散歩の四百三十一話 ブローカー侯爵の屋敷をほぼ制圧です

 逃走した執事以外は戦闘不能になったので、兵がグルグルに拘束して運んで行きます。


「ブローカー侯爵は、重犯罪者牢に入れて厳重に監視するように」

「「「はっ」」」

「ふがふが」


 まだ体が痺れていてうまく喋る事ができないブローカー侯爵は、軍務大臣の命令で更に猿轡までされて運ばれました。

 そして、一気に捜査も行います。


「この執務室もそうだが、執事の部屋を重点的に調べろ。あの執事が、事件の黒幕で間違いないだろう」

「「「はっ」」」

「じゃあ、シロも宝探しを手伝うよ!」


 ガンドフ様の命令で、兵が各所に散らばります。

 あの執事と戦ったガンドフ様だからこそ、執事が黒幕だとみているのでしょう。

 それと、シロとアオよ。

 やる気満々なのは良いが、証拠品探しは宝探しじゃないぞ。


「すみません、スーの様子を見に行っても良いですか? 直ぐに戻ってきます」

「こちらはもう大丈夫だ。ゆっくりと話をするが良い」


 軍務大臣の許可を得たので、僕は庭に向かいます。

 各部屋のドアが空いていて、兵が捜索を続けていました。

 それこそ、屋敷の隅から隅まで徹底的に調べていますね。

 駐屯地での爆発事件といい、兵も鬱憤が溜まっているのでしょう。


「あっ、シュンさん」

「スー、お疲れ様」


 庭には、スーの他に十人程の若い侍従と一人の御婦人がいました。

 御婦人は担架に寝かされていて、スーが治療を行っています。

 というか、スーは全力で治療しているけど、あの御婦人は痩せ細っているし体調は大丈夫なのだろうか。


「スー、この御婦人の体調は大丈夫なの?」

「この方は、先代ブローカー侯爵の奥様です。ずっと寝込んでいてかなりの重症でしたが、あと数回治療すれば大丈夫です」


 ある程度の治療が効いていて、先代ブローカー侯爵の奥様は安らかな寝息をたてていた。

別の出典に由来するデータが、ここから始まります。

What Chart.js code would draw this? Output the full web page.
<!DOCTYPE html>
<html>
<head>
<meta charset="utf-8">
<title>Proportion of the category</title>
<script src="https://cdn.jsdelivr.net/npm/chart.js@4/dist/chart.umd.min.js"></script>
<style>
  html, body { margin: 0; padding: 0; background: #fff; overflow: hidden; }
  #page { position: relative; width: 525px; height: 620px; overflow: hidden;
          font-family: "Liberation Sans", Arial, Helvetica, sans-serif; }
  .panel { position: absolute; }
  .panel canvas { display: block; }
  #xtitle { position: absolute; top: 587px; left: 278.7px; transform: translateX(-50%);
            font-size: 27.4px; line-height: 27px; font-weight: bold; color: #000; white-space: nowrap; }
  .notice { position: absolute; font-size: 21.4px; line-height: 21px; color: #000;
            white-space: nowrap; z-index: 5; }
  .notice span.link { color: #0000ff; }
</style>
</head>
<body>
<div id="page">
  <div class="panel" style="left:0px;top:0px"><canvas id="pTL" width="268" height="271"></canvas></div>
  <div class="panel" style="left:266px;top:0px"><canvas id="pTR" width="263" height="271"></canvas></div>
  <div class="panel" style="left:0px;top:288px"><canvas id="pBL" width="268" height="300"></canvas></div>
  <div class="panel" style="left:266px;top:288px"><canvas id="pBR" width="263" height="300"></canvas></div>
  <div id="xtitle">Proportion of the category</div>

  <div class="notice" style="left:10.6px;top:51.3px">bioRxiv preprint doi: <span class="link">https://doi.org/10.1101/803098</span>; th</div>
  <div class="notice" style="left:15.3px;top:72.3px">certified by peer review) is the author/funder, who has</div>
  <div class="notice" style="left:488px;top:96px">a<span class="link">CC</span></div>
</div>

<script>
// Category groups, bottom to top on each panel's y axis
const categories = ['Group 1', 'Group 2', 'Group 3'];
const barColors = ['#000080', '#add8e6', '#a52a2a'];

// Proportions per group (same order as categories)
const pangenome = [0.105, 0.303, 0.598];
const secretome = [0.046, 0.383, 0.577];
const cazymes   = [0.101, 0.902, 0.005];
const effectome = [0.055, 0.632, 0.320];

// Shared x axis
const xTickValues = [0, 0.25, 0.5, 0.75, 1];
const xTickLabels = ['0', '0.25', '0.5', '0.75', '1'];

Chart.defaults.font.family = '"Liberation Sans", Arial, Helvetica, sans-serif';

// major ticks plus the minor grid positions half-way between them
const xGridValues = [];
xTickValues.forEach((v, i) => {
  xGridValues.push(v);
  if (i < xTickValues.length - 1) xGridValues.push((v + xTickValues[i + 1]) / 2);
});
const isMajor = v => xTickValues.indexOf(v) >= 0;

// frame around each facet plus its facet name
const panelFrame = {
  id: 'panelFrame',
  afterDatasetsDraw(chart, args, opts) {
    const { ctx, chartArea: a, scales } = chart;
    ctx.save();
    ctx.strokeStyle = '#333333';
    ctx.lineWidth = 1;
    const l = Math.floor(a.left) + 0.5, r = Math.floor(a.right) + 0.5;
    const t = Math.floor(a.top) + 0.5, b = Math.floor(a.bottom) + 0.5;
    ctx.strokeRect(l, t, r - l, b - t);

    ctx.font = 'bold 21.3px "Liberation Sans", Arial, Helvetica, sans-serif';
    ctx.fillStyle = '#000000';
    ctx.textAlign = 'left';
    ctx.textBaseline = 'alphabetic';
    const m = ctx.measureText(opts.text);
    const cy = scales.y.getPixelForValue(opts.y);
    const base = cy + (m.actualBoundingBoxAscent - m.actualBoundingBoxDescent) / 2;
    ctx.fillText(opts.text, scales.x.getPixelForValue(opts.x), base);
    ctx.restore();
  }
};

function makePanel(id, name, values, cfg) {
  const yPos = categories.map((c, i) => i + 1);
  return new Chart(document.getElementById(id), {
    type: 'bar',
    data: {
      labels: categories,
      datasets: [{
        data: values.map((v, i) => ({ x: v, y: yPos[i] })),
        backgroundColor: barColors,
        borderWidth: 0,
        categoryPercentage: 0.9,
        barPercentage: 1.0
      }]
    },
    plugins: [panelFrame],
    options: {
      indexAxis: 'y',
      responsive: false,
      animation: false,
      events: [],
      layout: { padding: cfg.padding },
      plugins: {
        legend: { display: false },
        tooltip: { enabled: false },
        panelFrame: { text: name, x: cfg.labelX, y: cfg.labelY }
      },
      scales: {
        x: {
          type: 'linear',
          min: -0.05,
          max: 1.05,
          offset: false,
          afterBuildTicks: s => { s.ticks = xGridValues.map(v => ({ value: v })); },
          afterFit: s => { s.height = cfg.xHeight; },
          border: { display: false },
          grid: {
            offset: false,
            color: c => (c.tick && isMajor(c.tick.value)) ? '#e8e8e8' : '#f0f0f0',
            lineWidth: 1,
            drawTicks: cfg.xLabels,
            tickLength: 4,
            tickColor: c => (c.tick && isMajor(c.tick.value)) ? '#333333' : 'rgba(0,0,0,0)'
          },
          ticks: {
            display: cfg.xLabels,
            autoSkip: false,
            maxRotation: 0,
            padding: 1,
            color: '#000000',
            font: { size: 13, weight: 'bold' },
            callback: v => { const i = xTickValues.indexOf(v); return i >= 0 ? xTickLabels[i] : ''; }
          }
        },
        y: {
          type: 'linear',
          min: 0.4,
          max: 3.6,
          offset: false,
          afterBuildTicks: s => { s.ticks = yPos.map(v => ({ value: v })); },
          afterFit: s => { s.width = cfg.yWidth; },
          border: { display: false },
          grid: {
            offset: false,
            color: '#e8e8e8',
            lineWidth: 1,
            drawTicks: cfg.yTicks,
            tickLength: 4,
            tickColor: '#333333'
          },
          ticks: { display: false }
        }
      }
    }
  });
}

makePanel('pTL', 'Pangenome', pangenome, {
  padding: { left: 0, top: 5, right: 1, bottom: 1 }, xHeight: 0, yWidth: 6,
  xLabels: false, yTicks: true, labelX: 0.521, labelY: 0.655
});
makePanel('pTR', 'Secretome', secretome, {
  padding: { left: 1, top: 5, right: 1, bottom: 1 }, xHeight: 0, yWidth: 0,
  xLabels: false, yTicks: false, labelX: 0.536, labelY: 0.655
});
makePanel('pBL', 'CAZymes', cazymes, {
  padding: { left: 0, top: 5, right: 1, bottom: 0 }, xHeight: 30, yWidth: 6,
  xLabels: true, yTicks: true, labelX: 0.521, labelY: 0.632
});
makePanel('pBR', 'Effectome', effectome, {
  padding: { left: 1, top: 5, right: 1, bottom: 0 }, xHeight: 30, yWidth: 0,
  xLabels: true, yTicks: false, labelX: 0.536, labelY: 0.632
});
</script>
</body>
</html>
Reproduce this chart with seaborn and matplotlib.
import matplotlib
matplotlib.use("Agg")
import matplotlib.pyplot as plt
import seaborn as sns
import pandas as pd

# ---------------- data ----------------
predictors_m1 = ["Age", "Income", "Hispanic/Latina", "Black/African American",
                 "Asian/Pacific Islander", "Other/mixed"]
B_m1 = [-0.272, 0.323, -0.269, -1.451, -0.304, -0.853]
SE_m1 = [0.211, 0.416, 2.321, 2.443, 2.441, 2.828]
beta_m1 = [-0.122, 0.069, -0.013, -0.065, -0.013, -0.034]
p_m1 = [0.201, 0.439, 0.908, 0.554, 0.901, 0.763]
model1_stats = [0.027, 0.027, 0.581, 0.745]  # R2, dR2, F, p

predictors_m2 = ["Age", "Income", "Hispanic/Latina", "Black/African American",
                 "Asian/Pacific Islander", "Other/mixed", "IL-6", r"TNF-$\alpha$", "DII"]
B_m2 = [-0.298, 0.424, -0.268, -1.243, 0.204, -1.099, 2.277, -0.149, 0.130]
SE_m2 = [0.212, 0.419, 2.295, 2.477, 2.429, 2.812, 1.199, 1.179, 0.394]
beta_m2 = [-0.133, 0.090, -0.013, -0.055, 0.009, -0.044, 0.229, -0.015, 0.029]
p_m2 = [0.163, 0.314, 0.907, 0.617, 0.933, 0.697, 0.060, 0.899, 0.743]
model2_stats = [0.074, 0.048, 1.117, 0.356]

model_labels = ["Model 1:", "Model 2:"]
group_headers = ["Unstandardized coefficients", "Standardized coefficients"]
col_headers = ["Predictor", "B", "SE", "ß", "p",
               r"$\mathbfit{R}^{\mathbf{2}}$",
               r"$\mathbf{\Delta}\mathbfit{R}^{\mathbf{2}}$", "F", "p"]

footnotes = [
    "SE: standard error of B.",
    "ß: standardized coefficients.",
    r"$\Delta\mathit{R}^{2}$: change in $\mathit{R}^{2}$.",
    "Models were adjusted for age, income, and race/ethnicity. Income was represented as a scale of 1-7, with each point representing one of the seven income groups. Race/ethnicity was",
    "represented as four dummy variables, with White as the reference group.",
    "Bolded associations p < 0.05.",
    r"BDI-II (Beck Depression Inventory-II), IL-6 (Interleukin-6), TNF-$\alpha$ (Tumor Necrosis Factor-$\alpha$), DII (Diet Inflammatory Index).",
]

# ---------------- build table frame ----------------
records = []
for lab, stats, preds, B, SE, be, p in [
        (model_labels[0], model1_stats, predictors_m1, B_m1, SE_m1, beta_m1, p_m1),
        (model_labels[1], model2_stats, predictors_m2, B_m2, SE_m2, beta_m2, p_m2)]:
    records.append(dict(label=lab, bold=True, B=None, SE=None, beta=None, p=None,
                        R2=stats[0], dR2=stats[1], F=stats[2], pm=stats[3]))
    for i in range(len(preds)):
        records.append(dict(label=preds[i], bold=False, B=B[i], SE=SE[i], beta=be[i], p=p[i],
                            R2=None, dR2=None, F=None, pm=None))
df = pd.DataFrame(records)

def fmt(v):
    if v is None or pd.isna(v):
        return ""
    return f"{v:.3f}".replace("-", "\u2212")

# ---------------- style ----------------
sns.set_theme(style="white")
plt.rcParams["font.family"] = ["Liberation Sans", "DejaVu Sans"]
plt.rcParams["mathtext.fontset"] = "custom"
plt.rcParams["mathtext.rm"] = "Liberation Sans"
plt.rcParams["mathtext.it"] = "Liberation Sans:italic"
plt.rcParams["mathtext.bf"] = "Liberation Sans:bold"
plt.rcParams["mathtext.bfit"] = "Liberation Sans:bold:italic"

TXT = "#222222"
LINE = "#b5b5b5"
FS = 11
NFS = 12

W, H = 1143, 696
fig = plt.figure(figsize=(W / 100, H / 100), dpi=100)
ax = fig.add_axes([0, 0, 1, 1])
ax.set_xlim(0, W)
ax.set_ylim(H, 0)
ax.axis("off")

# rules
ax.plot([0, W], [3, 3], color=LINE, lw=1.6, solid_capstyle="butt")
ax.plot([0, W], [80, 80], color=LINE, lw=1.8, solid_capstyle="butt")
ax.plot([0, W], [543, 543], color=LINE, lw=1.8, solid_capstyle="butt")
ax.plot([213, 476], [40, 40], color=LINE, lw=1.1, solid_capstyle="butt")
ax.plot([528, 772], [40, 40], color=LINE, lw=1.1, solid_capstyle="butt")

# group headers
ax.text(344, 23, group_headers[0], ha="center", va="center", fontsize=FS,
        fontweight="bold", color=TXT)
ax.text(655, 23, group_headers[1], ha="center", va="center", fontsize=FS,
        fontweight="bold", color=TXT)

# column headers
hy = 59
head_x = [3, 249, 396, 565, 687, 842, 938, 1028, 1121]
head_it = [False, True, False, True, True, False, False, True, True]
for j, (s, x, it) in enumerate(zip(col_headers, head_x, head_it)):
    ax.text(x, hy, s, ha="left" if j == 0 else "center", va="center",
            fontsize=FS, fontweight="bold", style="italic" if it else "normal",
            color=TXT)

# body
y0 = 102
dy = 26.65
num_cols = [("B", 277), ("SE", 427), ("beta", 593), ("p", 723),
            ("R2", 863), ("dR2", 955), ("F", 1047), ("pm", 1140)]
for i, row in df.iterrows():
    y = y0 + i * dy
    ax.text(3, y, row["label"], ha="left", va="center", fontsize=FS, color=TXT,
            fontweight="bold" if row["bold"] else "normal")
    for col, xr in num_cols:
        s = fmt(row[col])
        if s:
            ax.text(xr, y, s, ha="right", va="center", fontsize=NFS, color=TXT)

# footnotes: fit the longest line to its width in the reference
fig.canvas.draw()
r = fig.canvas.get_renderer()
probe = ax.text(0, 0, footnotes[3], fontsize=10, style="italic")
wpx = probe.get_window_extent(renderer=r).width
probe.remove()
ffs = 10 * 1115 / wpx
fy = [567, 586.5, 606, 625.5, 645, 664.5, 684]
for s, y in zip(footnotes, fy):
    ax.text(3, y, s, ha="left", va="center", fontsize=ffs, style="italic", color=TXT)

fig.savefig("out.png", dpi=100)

 この人は重要な参考人だし、安全な所にいた方が良いですね。


「できればこの方は王城の中で保護したいのだが、それは可能ですか?」

「はっ、王城内の医療施設を確保しております。直ぐに搬送します」

「宜しくお願いします。執務室にいる軍務大臣にも報告して下さい」

「はっ」


 直ぐに兵が動いてくれて、先代ブローカー侯爵の奥様は移送用の馬車に乗せられて行きました。

 これで一安心です。

 そして、ちょっと気になる事が。


「スー、何でこんなに侍従の数が少ないの?」

「彼女らは、ここ数ヶ月で屋敷に入ったばかりの者です。それ以外の全ての侍従や家の者は捕まりました。不正を担いでいたり、他の者へ暴力を振るったりしていました。新人侍従の給金を騙し取ったのもあります」


 うわあ、殆どの侍従が捕まるとは。

 この屋敷にはまともな人がいないのかよ。

 そういえば、途中でベテランみたいな侍従が虐待の疑いで捕まっていたよな。

 今庭にいる侍従はスーやシロと同じくらいの年に見えるし、きっとベテラン侍従に虐待されていたんだなあ。